WHAT IS REQUIRED:
Pictures aside, quote the whole listing exactly.

STORED DATA:
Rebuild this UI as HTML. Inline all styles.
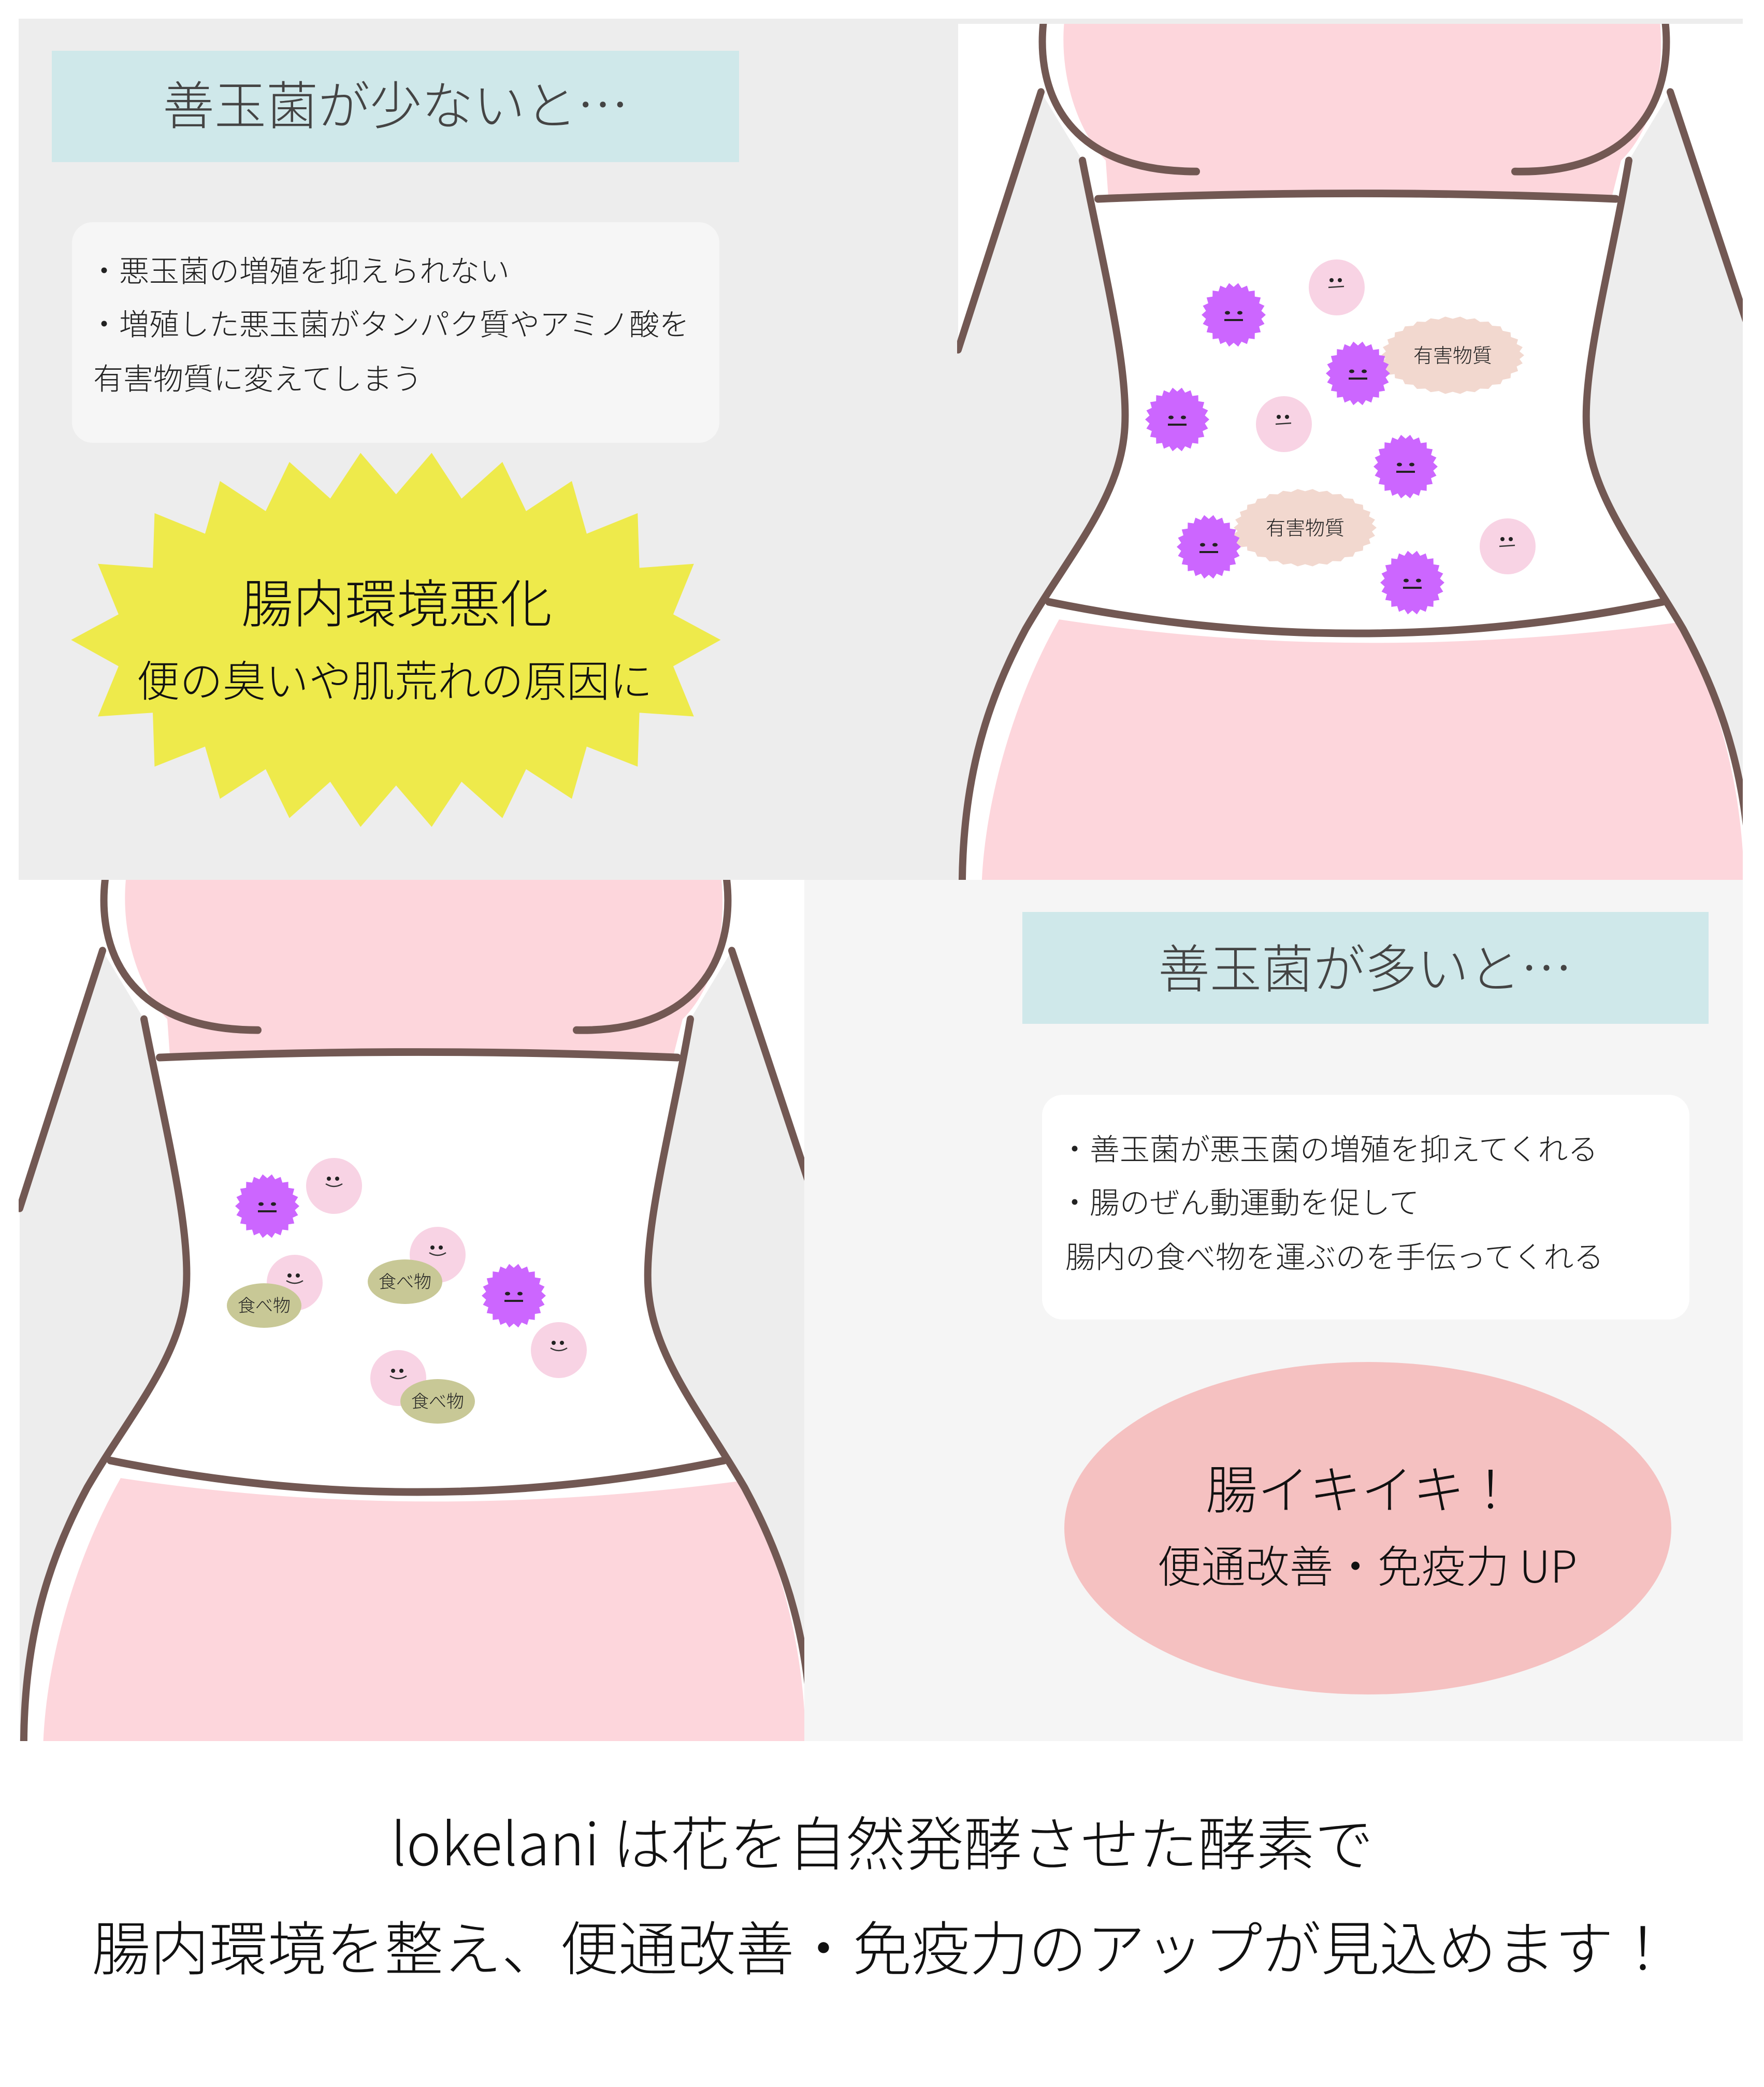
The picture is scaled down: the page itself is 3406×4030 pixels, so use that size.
<!DOCTYPE html>
<html><head><meta charset="utf-8">
<style>
html,body{margin:0;padding:0;background:#fff;}
svg{display:block;}
text{font-family:"Noto Sans CJK JP","Liberation Sans",sans-serif;font-weight:300;}
</style></head>
<body>
<svg id="s" xmlns="http://www.w3.org/2000/svg" width="3406" height="4030" viewBox="0 0 3406 4030">
<defs>
<clipPath id="ctop"><rect x="1848" y="46" width="1517" height="1653"/></clipPath>
<clipPath id="cbot"><rect x="36" y="1699" width="1517" height="1663"/></clipPath>
<g id="body">
  <rect x="0" y="0" width="1560" height="1580" fill="#fff"/>
  <path d="M160,130 L240,255 C280,450 335,650 320,760 C305,880 210,980 130,1110 C50,1250 5,1400 8,1600 L0,1600 L0,600 Z" fill="#ededed"/>
  <path d="M1375,130 L1295,255 C1260,450 1200,650 1215,760 C1230,880 1320,980 1400,1110 C1480,1250 1530,1400 1530,1600 L1545,1600 L1545,600 Z" fill="#ededed"/>
  <path d="M205,0 C195,100 230,200 285,255 L290,322 L1262,322 L1280,255 C1340,200 1365,100 1355,0 Z" fill="#fdd6dc"/>
  <path d="M195,1092 Q770,1175 1395,1097 C1470,1250 1518,1400 1518,1600 L45,1600 C45,1450 100,1250 195,1092 Z" fill="#fdd6dc"/>
  <g fill="none" stroke="#725853" stroke-width="14" stroke-linecap="round">
    <path d="M165,0 C150,120 200,275 460,275"/>
    <path d="M1365,0 C1380,120 1330,280 1075,275"/>
    <path d="M160,130 L0,600"/>
    <path d="M1375,130 L1540,600"/>
    <path d="M240,255 C280,450 335,650 320,760 C305,880 210,980 130,1110 C50,1250 5,1400 8,1600"/>
    <path d="M1295,255 C1260,450 1200,650 1215,760 C1230,880 1320,980 1400,1110 C1480,1250 1530,1400 1530,1600"/>
    <path d="M270,325 Q770,305 1270,325"/>
    <path d="M175,1060 Q770,1175 1360,1060"/>
  </g>
</g>
</defs>

<rect x="0" y="0" width="3406" height="4030" fill="#fff"/>
<rect x="36" y="36" width="3329" height="1663" fill="#ededed"/>
<rect x="1553" y="1699" width="1812" height="1663" fill="#f5f5f5"/>

<g clip-path="url(#ctop)"><use href="#body" transform="translate(1850,40) scale(1,1.0587)"/></g>
<g clip-path="url(#cbot)"><use href="#body" transform="translate(38,1698) scale(1,1.0587)"/></g>

<rect x="100" y="98" width="1327" height="215" fill="#cfe8ea"/>
<text x="764" y="240" font-size="100" text-anchor="middle" fill="#444">善玉菌が少ないと…</text>
<rect x="139" y="429" width="1250" height="426" rx="40" fill="#f6f6f6"/>
<g font-size="58" fill="#222">
<text x="172" y="544">・悪玉菌の増殖を抑えられない</text>
<text x="172" y="647">・増殖した悪玉菌がタンパク質やアミノ酸を</text>
<text x="180" y="752">有害物質に変えてしまう</text>
</g>
<polygon transform="translate(100,860) scale(0.848,0.4847)" fill="#eeea4b" points="703,30 784,195 865,30 933,212 1026,66 1080,262 1184,142 1218,352 1334,270 1338,488 1462,472 1415,673 1523,775 1415,880 1462,1080 1338,1065 1334,1280 1218,1200 1184,1408 1080,1290 1026,1485 933,1340 865,1520 784,1355 703,1520 634,1340 541,1485 487,1290 383,1408 349,1200 234,1280 230,1065 105,1080 152,880 44,775 152,673 105,472 230,488 234,270 349,352 383,142 487,262 541,66 634,212"/>
<text x="766" y="1202" font-size="100" text-anchor="middle" fill="#111">腸内環境悪化</text>
<text x="762" y="1345" font-size="83" text-anchor="middle" fill="#111">便の臭いや肌荒れの原因に</text>

<rect x="1974" y="1761" width="1325" height="216" fill="#cfe8ea"/>
<text x="2636" y="1907" font-size="100" text-anchor="middle" fill="#444">善玉菌が多いと…</text>
<rect x="2012" y="2114" width="1250" height="434" rx="40" fill="#fff"/>
<g font-size="58" fill="#222">
<text x="2046" y="2240">・善玉菌が悪玉菌の増殖を抑えてくれる</text>
<text x="2046" y="2343">・腸のぜん動運動を促して</text>
<text x="2057" y="2448">腸内の食べ物を運ぶのを手伝ってくれる</text>
</g>
<ellipse cx="2641" cy="2951" rx="586" ry="321" fill="#f5c1c1"/>
<text x="2628" y="2913" font-size="100" text-anchor="middle" fill="#111">腸イキイキ！</text>
<text x="2640" y="3056" font-size="85" text-anchor="middle" fill="#111">便通改善・免疫力 UP</text>

<text x="1703" y="3602" font-size="113" text-anchor="middle" fill="#111">lokelani は花を自然発酵させた酵素で</text>
<text x="1703" y="3804" font-size="113" text-anchor="middle" fill="#111">腸内環境を整え、便通改善・免疫力のアップが見込めます！</text>

<g id="bugs"></g>
</svg>
<script>
(function(){
var NS="http://www.w3.org/2000/svg",g=document.getElementById("bugs");
function el(t,a){var e=document.createElementNS(NS,t);for(var k in a)e.setAttribute(k,a[k]);g.appendChild(e);return e;}
function spiky(cx,cy,rx,ry,n,d,fill){var p=[];for(var i=0;i<2*n;i++){var a=Math.PI*i/n,f=(i%2?1-d:1);p.push((cx+rx*f*Math.cos(a)).toFixed(1)+","+(cy+ry*f*Math.sin(a)).toFixed(1));}el("polygon",{points:p.join(" "),fill:fill});}
function bad(x,y){spiky(x,y,62,62,22,0.13,"#cc66ff");
 el("ellipse",{cx:x-12,cy:y-4,rx:5,ry:3.5,fill:"#222"});el("ellipse",{cx:x+12,cy:y-4,rx:5,ry:3.5,fill:"#222"});
 el("path",{d:"M"+(x-18)+","+(y+10)+" L"+(x+18)+","+(y+10),stroke:"#222","stroke-width":4,fill:"none"});}
function good(x,y,sad){el("circle",{cx:x,cy:y,r:54,fill:"#f8d3e4"});
 el("circle",{cx:x-10,cy:y-14,r:4,fill:"#222"});el("circle",{cx:x+6,cy:y-14,r:4,fill:"#222"});
 el("path",{d:sad?"M"+(x-16)+","+(y)+" L"+(x+14)+","+(y-2):"M"+(x-16)+","+(y-4)+" Q"+x+","+(y+6)+" "+(x+16)+","+(y-4),stroke:"#333","stroke-width":2.5,fill:"none"});}
function blob(x,y,tx,ty){el("path",{d:"M"+(x-110)+","+(y-10)+" L"+tx+","+ty+" L"+(x-100)+","+(y+35)+" Z",fill:"#f2d8cf"});
 spiky(x,y,138,75,30,0.06,"#f2d8cf");
 var t=el("text",{x:x,y:y+14,"font-size":38,"text-anchor":"middle",fill:"#222"});t.textContent="有害物質";}
function food(x,y){el("ellipse",{cx:x,cy:y,rx:72,ry:43,fill:"#c8c896"});
 var t=el("text",{x:x,y:y+12,"font-size":34,"text-anchor":"middle",fill:"#222"});t.textContent="食べ物";}
good(2581,555,1);good(2479,819,1);good(2911,1055,1);
blob(2805,686,2630,730);blob(2520,1019,2345,1062);
bad(2382,608);bad(2622,721);bad(2273,810);bad(2714,901);bad(2334,1056);bad(2727,1125);
bad(516,2329);bad(992,2502);
good(645,2290);good(569,2477);good(845,2423);good(1079,2607);good(769,2661);
food(510,2521);food(782,2475);food(845,2706);
})();
</script>
</body></html>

RESPONSE TO THIS TASK:
Rebuild this UI as HTML. Inline all styles.
The picture is scaled down: the page itself is 3406×4030 pixels, so use that size.
<!DOCTYPE html>
<html><head><meta charset="utf-8">
<style>
html,body{margin:0;padding:0;background:#fff;}
svg{display:block;}
text{font-family:"Noto Sans CJK JP","Liberation Sans",sans-serif;font-weight:300;}
</style></head>
<body>
<svg id="s" xmlns="http://www.w3.org/2000/svg" width="3406" height="4030" viewBox="0 0 3406 4030">
<defs>
<clipPath id="ctop"><rect x="1848" y="46" width="1517" height="1653"/></clipPath>
<clipPath id="cbot"><rect x="36" y="1699" width="1517" height="1663"/></clipPath>
<g id="body">
  <rect x="0" y="0" width="1560" height="1580" fill="#fff"/>
  <path d="M160,130 L240,255 C280,450 335,650 320,760 C305,880 210,980 130,1110 C50,1250 5,1400 8,1600 L0,1600 L0,600 Z" fill="#ededed"/>
  <path d="M1375,130 L1295,255 C1260,450 1200,650 1215,760 C1230,880 1320,980 1400,1110 C1480,1250 1530,1400 1530,1600 L1545,1600 L1545,600 Z" fill="#ededed"/>
  <path d="M205,0 C195,100 230,200 285,255 L290,322 L1262,322 L1280,255 C1340,200 1365,100 1355,0 Z" fill="#fdd6dc"/>
  <path d="M195,1092 Q770,1175 1395,1097 C1470,1250 1518,1400 1518,1600 L45,1600 C45,1450 100,1250 195,1092 Z" fill="#fdd6dc"/>
  <g fill="none" stroke="#725853" stroke-width="14" stroke-linecap="round">
    <path d="M165,0 C150,120 200,275 460,275"/>
    <path d="M1365,0 C1380,120 1330,280 1075,275"/>
    <path d="M160,130 L0,600"/>
    <path d="M1375,130 L1540,600"/>
    <path d="M240,255 C280,450 335,650 320,760 C305,880 210,980 130,1110 C50,1250 5,1400 8,1600"/>
    <path d="M1295,255 C1260,450 1200,650 1215,760 C1230,880 1320,980 1400,1110 C1480,1250 1530,1400 1530,1600"/>
    <path d="M270,325 Q770,305 1270,325"/>
    <path d="M175,1060 Q770,1175 1360,1060"/>
  </g>
</g>
</defs>

<rect x="0" y="0" width="3406" height="4030" fill="#fff"/>
<rect x="36" y="36" width="3329" height="1663" fill="#ededed"/>
<rect x="1553" y="1699" width="1812" height="1663" fill="#f5f5f5"/>

<g clip-path="url(#ctop)"><use href="#body" transform="translate(1850,40) scale(1,1.0587)"/></g>
<g clip-path="url(#cbot)"><use href="#body" transform="translate(38,1698) scale(1,1.0587)"/></g>

<rect x="100" y="98" width="1327" height="215" fill="#cfe8ea"/>
<text x="764" y="240" font-size="100" text-anchor="middle" fill="#444">善玉菌が少ないと…</text>
<rect x="139" y="429" width="1250" height="426" rx="40" fill="#f6f6f6"/>
<g font-size="58" fill="#222">
<text x="172" y="544">・悪玉菌の増殖を抑えられない</text>
<text x="172" y="647">・増殖した悪玉菌がタンパク質やアミノ酸を</text>
<text x="180" y="752">有害物質に変えてしまう</text>
</g>
<polygon transform="translate(100,860) scale(0.848,0.4847)" fill="#eeea4b" points="703,30 784,195 865,30 933,212 1026,66 1080,262 1184,142 1218,352 1334,270 1338,488 1462,472 1415,673 1523,775 1415,880 1462,1080 1338,1065 1334,1280 1218,1200 1184,1408 1080,1290 1026,1485 933,1340 865,1520 784,1355 703,1520 634,1340 541,1485 487,1290 383,1408 349,1200 234,1280 230,1065 105,1080 152,880 44,775 152,673 105,472 230,488 234,270 349,352 383,142 487,262 541,66 634,212"/>
<text x="766" y="1202" font-size="100" text-anchor="middle" fill="#111">腸内環境悪化</text>
<text x="762" y="1345" font-size="83" text-anchor="middle" fill="#111">便の臭いや肌荒れの原因に</text>

<rect x="1974" y="1761" width="1325" height="216" fill="#cfe8ea"/>
<text x="2636" y="1907" font-size="100" text-anchor="middle" fill="#444">善玉菌が多いと…</text>
<rect x="2012" y="2114" width="1250" height="434" rx="40" fill="#fff"/>
<g font-size="58" fill="#222">
<text x="2046" y="2240">・善玉菌が悪玉菌の増殖を抑えてくれる</text>
<text x="2046" y="2343">・腸のぜん動運動を促して</text>
<text x="2057" y="2448">腸内の食べ物を運ぶのを手伝ってくれる</text>
</g>
<ellipse cx="2641" cy="2951" rx="586" ry="321" fill="#f5c1c1"/>
<text x="2628" y="2913" font-size="100" text-anchor="middle" fill="#111">腸イキイキ！</text>
<text x="2640" y="3056" font-size="85" text-anchor="middle" fill="#111">便通改善・免疫力 UP</text>

<text x="1703" y="3602" font-size="113" text-anchor="middle" fill="#111">lokelani は花を自然発酵させた酵素で</text>
<text x="1703" y="3804" font-size="113" text-anchor="middle" fill="#111">腸内環境を整え、便通改善・免疫力のアップが見込めます！</text>

<g id="bugs"></g>
</svg>
<script>
(function(){
var NS="http://www.w3.org/2000/svg",g=document.getElementById("bugs");
function el(t,a){var e=document.createElementNS(NS,t);for(var k in a)e.setAttribute(k,a[k]);g.appendChild(e);return e;}
function spiky(cx,cy,rx,ry,n,d,fill){var p=[];for(var i=0;i<2*n;i++){var a=Math.PI*i/n,f=(i%2?1-d:1);p.push((cx+rx*f*Math.cos(a)).toFixed(1)+","+(cy+ry*f*Math.sin(a)).toFixed(1));}el("polygon",{points:p.join(" "),fill:fill});}
function bad(x,y){spiky(x,y,62,62,22,0.13,"#cc66ff");
 el("ellipse",{cx:x-12,cy:y-4,rx:5,ry:3.5,fill:"#222"});el("ellipse",{cx:x+12,cy:y-4,rx:5,ry:3.5,fill:"#222"});
 el("path",{d:"M"+(x-18)+","+(y+10)+" L"+(x+18)+","+(y+10),stroke:"#222","stroke-width":4,fill:"none"});}
function good(x,y,sad){el("circle",{cx:x,cy:y,r:54,fill:"#f8d3e4"});
 el("circle",{cx:x-10,cy:y-14,r:4,fill:"#222"});el("circle",{cx:x+6,cy:y-14,r:4,fill:"#222"});
 el("path",{d:sad?"M"+(x-16)+","+(y)+" L"+(x+14)+","+(y-2):"M"+(x-16)+","+(y-4)+" Q"+x+","+(y+6)+" "+(x+16)+","+(y-4),stroke:"#333","stroke-width":2.5,fill:"none"});}
function blob(x,y,tx,ty){el("path",{d:"M"+(x-110)+","+(y-10)+" L"+tx+","+ty+" L"+(x-100)+","+(y+35)+" Z",fill:"#f2d8cf"});
 spiky(x,y,138,75,30,0.06,"#f2d8cf");
 var t=el("text",{x:x,y:y+14,"font-size":38,"text-anchor":"middle",fill:"#222"});t.textContent="有害物質";}
function food(x,y){el("ellipse",{cx:x,cy:y,rx:72,ry:43,fill:"#c8c896"});
 var t=el("text",{x:x,y:y+12,"font-size":34,"text-anchor":"middle",fill:"#222"});t.textContent="食べ物";}
good(2581,555,1);good(2479,819,1);good(2911,1055,1);
blob(2805,686,2630,730);blob(2520,1019,2345,1062);
bad(2382,608);bad(2622,721);bad(2273,810);bad(2714,901);bad(2334,1056);bad(2727,1125);
bad(516,2329);bad(992,2502);
good(645,2290);good(569,2477);good(845,2423);good(1079,2607);good(769,2661);
food(510,2521);food(782,2475);food(845,2706);
})();
</script>
</body></html>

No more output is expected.